Lucas Jackson | Reuters
Traders work on the floor of the Exchange ahead of the Blue Apron IPO on the New York Stock Exchange in New York, June 29, 2017
First Blue Apron, now Tintri.
It’s been a lousy week for tech initial public offerings, so rough for Tintri that after slashing its offer price, the data storage company is worth about $225 million, or about $35 million less than the amount it raised as a private company.
Tintri, which sells to large enterprises, and Blue Apron, a meal kit delivery business for consumers, have almost nothing in common. Except that both grew rapidly fueled by venture capital, and sold shares this week to an investor base skeptical of emerging tech brands.

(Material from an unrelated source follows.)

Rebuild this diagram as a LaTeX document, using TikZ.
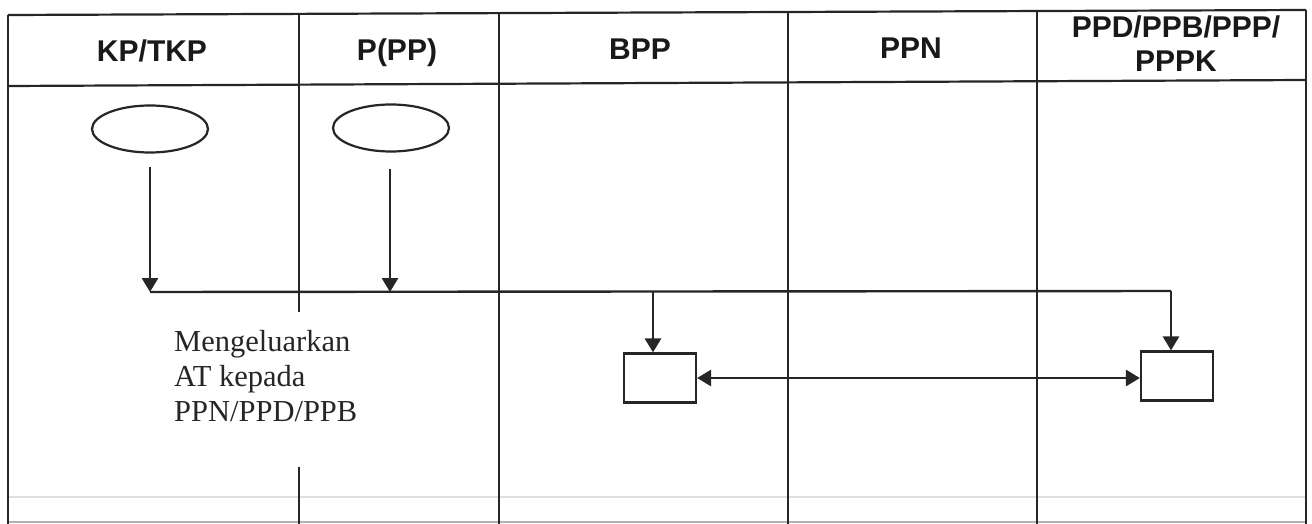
\documentclass[tikz,border=0pt]{standalone}
\usepackage{fontspec}
\setmainfont{Liberation Serif}
\newfontfamily\hdrfont{Liberation Sans}
\usetikzlibrary{arrows.meta,shapes.geometric}
\begin{document}
\begin{tikzpicture}[x=1pt,y=-1pt,
  grid/.style={line width=2.2pt,draw=black!85},
  faint/.style={line width=2.5pt,draw=black!12},
  hdr/.style={font=\hdrfont\bfseries\fontsize{30}{34}\selectfont,align=center,text=black!90,anchor=base,inner sep=0pt},
  oval/.style={draw=black!85,line width=2.2pt,ellipse,minimum width=116pt,minimum height=47pt,inner sep=0pt},
  boxnode/.style={draw=black!85,line width=2.2pt,rectangle,minimum width=72pt,minimum height=49pt,inner sep=0pt},
  conn/.style={line width=2.8pt,draw=black!85},
  arr/.style={conn,-{Triangle[length=14pt,width=16pt]}},
  arrboth/.style={conn,{Triangle[length=14pt,width=16pt]}-{Triangle[length=14pt,width=16pt]}},
  body/.style={font=\fontsize{30.5}{35}\selectfont,align=left,anchor=base west,inner sep=0pt,text=black!85}
]
\useasboundingbox (0,0) rectangle (1312,524);
\fill[white] (0,0) rectangle (1312,524);

% table frame
\coordinate (tl) at (8,15);
\coordinate (tr) at (1306,10);
\coordinate (hl) at (8,86);
\coordinate (hr) at (1306,80);
\draw[grid] (tl) -- (tr);
\draw[grid] (hl) -- (hr);
\draw[faint] (8,497) -- (1306,497);
\draw[line width=1.2pt,draw=black!30] (8,522) -- (1306,522);
\draw[grid] (8,15) -- (8,524);
\draw[grid,line width=1.4pt] (1306,10) -- (1306,524);
% column separators
\draw[grid] (299,14) -- (299,312);
\draw[grid] (299,467) -- (299,524);
\draw[grid] (499,13) -- (499,524);
\draw[grid] (788,12) -- (788,524);
\draw[grid] (1037,11) -- (1037,524);

% headers
\node[hdr] (h1) at (152,62) {KP/TKP};
\node[hdr] (h2) at (397,61) {P(PP)};
\node[hdr] (h3) at (640,60) {BPP};
\node[hdr] (h4) at (911,59) {PPN};
\node[hdr] (h5) at (1176,72) {PPD/PPB/PPP/\\PPPK};

% shapes
\node[oval] (e1) at (150,129) {};
\node[oval] (e2) at (391,128) {};
\node[boxnode] (b1) at (660,378) {};
\node[boxnode] (b2) at (1177,376) {};

% junctions
\coordinate (j1) at (150,292);
\coordinate (j2) at (390,292);
\coordinate (j3) at (653,292);
\coordinate (j4) at (1171,291);

\draw[arr,shorten <=13pt] (e1.south) -- (j1);
\draw[arr,shorten <=16pt] (e2.south -| j2) -- (j2);
\draw[conn,line width=2.4pt] (j1) -- (j4);
\draw[arr] (j4) -- (j4 |- b2.north);
\draw[arr] (j3) -- (j3 |- b1.north);
\draw[arrboth] (b1.east) -- (b1.east -| b2.west);

% text
\node[body] (t1) at (174,421) {Mengeluarkan\\AT kepada\\PPN/PPD/PPB};
\end{tikzpicture}
\end{document}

For both companies, some private investors are now underwater.
“Clearly there’s a fairly negative secular backdrop,” said Ken Klein, Tintri’s CEO, in an interview shortly after his company debuted on the Nasdaq. “We were a bit guilty by association.”
Klein was on the road with Tintri for close to two weeks, holding about 60 meetings with investors in cities including New York, Boston, Los Angeles, San Francisco and Chicago.
The company was intending to sell shares on Wednesday night at $10.50 to $12.50 a share and ended up delaying the offering by a day and selling at $7. It rose to $7.27 as of mid-day Friday.
Blue Apron had planned to price at $15 to $17, but ended up on Wednesday evening at $10. The stock hasn’t even been able to hold that price, falling to $9.29 Friday afternoon.